Could you repeat, exactly as they stand, the lines between the one with "Convert this chart to Plotly code." and the one with "import plotly.graph_objects as go", inclusive, minus the pictures?

-- start --

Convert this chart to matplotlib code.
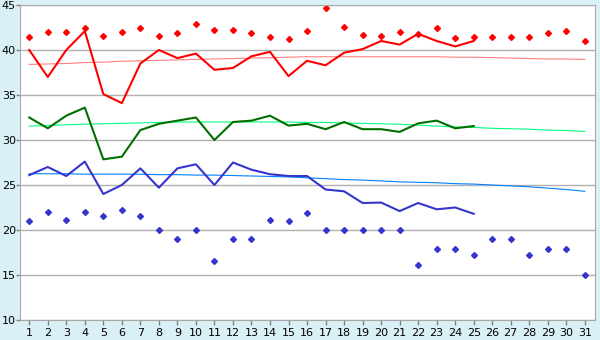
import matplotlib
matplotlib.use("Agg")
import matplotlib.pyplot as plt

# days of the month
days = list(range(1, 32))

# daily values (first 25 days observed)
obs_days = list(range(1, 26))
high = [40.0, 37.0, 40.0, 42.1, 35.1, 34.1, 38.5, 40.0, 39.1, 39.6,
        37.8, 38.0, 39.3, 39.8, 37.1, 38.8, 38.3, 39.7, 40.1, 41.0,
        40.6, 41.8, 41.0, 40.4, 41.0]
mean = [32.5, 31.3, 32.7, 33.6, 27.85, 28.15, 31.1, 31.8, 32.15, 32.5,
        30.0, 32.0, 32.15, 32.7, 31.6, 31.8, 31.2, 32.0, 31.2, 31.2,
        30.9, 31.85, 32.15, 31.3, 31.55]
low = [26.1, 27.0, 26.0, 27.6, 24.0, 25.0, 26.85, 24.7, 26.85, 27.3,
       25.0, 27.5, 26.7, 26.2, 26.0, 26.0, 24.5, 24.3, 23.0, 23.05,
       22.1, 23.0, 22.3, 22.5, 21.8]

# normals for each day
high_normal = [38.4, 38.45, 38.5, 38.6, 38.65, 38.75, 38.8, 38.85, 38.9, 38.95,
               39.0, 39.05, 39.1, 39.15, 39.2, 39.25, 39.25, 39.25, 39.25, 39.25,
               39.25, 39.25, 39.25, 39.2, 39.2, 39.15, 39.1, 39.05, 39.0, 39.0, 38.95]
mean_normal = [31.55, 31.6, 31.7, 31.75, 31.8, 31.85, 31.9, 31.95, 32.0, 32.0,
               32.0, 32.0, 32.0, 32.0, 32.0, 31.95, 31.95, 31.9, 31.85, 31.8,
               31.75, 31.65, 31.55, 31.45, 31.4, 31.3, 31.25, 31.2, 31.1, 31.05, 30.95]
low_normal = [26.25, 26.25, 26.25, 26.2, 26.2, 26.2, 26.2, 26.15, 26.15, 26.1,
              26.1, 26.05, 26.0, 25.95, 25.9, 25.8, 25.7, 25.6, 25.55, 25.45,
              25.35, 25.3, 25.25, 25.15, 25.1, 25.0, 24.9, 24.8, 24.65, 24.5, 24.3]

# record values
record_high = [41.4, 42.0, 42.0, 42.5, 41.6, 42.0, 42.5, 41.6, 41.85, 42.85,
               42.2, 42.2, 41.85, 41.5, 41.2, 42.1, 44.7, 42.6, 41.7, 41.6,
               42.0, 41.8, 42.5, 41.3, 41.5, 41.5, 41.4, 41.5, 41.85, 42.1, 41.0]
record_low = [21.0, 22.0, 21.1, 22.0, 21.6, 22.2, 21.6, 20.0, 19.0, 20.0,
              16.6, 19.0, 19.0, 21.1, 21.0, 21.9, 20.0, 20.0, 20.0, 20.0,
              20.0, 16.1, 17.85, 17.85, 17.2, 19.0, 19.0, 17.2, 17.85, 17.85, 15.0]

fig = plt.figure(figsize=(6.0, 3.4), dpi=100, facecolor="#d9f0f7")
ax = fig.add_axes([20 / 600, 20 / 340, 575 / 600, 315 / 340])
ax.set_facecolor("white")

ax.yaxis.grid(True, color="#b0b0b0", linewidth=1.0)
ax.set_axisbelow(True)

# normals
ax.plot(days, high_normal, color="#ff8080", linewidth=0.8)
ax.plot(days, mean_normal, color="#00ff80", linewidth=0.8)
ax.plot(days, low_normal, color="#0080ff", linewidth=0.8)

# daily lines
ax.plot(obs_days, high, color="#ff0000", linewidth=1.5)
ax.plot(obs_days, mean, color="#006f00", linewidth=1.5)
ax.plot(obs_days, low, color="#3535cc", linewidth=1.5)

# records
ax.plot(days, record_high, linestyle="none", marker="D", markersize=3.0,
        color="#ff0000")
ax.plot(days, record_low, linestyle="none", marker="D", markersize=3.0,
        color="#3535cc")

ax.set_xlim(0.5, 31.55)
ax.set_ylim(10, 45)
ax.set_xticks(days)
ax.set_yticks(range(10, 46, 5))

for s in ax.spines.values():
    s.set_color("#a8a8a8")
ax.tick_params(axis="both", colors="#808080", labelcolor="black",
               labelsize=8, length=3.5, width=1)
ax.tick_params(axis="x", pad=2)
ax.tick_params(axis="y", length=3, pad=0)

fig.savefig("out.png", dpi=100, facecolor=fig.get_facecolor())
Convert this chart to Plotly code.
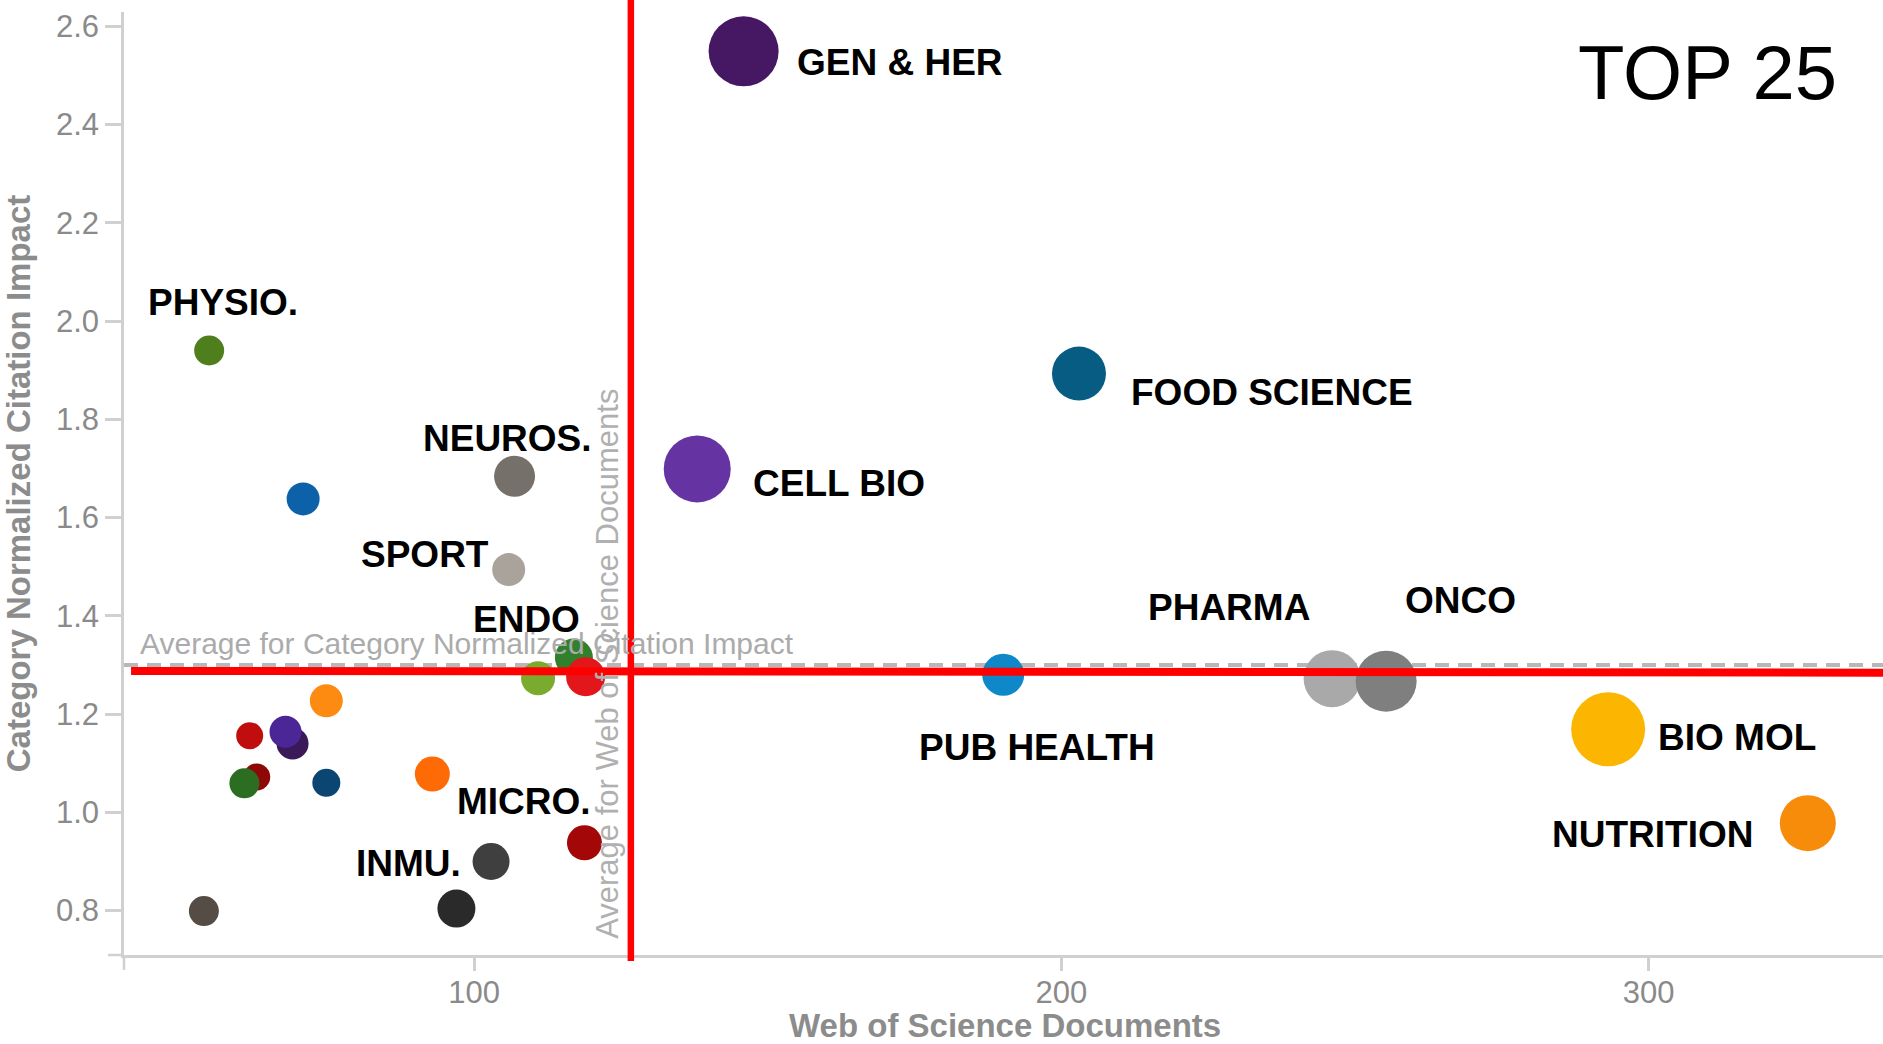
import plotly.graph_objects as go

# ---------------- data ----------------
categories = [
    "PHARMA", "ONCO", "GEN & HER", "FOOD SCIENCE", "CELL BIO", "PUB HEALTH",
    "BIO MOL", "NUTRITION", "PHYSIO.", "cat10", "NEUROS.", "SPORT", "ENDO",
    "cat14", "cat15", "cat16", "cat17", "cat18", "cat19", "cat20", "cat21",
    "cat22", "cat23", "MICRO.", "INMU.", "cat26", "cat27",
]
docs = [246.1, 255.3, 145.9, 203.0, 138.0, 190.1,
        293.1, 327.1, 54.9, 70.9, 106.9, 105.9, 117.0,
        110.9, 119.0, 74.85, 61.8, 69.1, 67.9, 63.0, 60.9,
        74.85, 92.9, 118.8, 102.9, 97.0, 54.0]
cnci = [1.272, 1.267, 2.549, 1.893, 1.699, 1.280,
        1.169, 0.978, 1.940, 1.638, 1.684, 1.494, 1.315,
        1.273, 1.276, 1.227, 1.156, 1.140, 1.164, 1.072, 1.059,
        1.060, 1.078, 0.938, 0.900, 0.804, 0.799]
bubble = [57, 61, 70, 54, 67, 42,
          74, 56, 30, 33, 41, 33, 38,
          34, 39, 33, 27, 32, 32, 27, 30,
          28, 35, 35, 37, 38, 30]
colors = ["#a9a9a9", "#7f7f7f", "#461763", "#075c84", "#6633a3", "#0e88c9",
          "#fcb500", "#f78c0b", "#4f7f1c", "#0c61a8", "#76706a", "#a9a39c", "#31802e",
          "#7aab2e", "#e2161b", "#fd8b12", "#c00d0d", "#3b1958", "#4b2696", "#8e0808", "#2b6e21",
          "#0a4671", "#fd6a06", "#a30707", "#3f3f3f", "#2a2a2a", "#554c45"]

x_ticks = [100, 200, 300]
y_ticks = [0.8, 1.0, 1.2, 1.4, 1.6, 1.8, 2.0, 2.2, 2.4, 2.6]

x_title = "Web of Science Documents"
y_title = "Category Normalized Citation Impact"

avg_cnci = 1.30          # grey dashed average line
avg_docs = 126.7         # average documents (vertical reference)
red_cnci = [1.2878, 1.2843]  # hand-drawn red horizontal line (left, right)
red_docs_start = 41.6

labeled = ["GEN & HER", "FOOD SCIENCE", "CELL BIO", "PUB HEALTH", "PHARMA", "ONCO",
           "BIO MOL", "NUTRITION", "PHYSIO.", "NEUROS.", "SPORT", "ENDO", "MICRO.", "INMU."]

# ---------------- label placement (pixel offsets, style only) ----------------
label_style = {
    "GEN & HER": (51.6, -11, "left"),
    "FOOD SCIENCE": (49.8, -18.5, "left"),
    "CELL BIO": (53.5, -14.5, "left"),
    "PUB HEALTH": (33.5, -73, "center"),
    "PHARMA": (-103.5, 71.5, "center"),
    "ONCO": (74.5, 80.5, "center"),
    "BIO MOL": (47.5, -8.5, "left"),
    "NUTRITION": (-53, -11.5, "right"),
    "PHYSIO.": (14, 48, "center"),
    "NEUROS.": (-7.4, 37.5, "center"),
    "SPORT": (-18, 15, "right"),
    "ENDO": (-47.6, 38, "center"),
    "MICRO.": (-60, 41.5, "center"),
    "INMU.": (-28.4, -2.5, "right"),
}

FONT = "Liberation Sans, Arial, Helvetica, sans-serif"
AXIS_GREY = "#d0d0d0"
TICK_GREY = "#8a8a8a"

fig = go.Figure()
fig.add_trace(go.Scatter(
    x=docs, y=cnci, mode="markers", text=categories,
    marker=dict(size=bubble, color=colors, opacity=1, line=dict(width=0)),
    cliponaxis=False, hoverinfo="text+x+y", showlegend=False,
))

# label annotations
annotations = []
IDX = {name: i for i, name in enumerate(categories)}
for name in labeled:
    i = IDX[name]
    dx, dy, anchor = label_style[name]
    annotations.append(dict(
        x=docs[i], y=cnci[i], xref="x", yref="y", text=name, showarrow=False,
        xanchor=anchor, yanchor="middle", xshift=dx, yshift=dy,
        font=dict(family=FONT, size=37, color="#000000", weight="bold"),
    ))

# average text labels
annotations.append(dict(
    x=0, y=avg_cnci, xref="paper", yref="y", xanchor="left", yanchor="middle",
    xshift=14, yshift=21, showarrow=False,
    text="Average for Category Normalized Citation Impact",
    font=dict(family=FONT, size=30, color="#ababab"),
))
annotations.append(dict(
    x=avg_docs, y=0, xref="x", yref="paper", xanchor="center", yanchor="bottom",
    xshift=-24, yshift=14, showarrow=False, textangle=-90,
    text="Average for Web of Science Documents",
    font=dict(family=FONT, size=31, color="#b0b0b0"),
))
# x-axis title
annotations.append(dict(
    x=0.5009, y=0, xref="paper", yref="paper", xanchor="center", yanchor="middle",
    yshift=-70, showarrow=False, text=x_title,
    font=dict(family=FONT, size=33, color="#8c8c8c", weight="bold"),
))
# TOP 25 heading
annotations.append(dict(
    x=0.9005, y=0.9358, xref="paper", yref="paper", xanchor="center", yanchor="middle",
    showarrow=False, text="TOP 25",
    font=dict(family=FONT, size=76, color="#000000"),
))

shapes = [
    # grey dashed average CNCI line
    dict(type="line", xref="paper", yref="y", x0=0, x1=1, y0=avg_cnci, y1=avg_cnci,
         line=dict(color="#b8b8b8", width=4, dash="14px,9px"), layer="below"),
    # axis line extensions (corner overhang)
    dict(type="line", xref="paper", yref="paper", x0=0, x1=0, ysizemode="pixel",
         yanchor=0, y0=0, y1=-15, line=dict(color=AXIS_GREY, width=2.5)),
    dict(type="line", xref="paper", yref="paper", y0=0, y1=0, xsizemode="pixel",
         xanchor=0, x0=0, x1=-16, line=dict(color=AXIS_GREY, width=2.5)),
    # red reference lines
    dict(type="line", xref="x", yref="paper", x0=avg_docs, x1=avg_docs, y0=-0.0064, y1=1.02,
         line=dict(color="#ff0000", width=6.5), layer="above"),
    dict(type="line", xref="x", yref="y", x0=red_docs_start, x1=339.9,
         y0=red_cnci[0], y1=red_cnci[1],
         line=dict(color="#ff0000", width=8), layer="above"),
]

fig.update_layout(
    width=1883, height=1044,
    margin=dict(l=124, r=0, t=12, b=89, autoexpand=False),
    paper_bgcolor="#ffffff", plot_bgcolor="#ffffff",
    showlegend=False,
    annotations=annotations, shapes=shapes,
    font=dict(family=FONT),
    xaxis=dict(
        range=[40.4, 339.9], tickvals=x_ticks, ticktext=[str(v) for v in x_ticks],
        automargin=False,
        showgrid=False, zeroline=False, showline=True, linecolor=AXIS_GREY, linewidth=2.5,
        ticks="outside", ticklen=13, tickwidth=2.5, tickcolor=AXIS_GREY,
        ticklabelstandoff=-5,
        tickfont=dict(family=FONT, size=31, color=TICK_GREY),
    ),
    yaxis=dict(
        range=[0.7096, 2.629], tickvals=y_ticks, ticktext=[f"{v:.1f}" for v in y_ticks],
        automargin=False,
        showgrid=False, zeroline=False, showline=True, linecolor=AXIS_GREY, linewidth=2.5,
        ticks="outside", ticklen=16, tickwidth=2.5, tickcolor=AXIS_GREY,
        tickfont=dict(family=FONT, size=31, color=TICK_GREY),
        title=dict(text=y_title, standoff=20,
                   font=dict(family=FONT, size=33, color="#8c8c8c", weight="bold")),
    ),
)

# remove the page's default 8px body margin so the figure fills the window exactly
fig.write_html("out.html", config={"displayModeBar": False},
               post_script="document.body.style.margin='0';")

-- end --

## Task output
Convert this chart to Plotly code.
import plotly.graph_objects as go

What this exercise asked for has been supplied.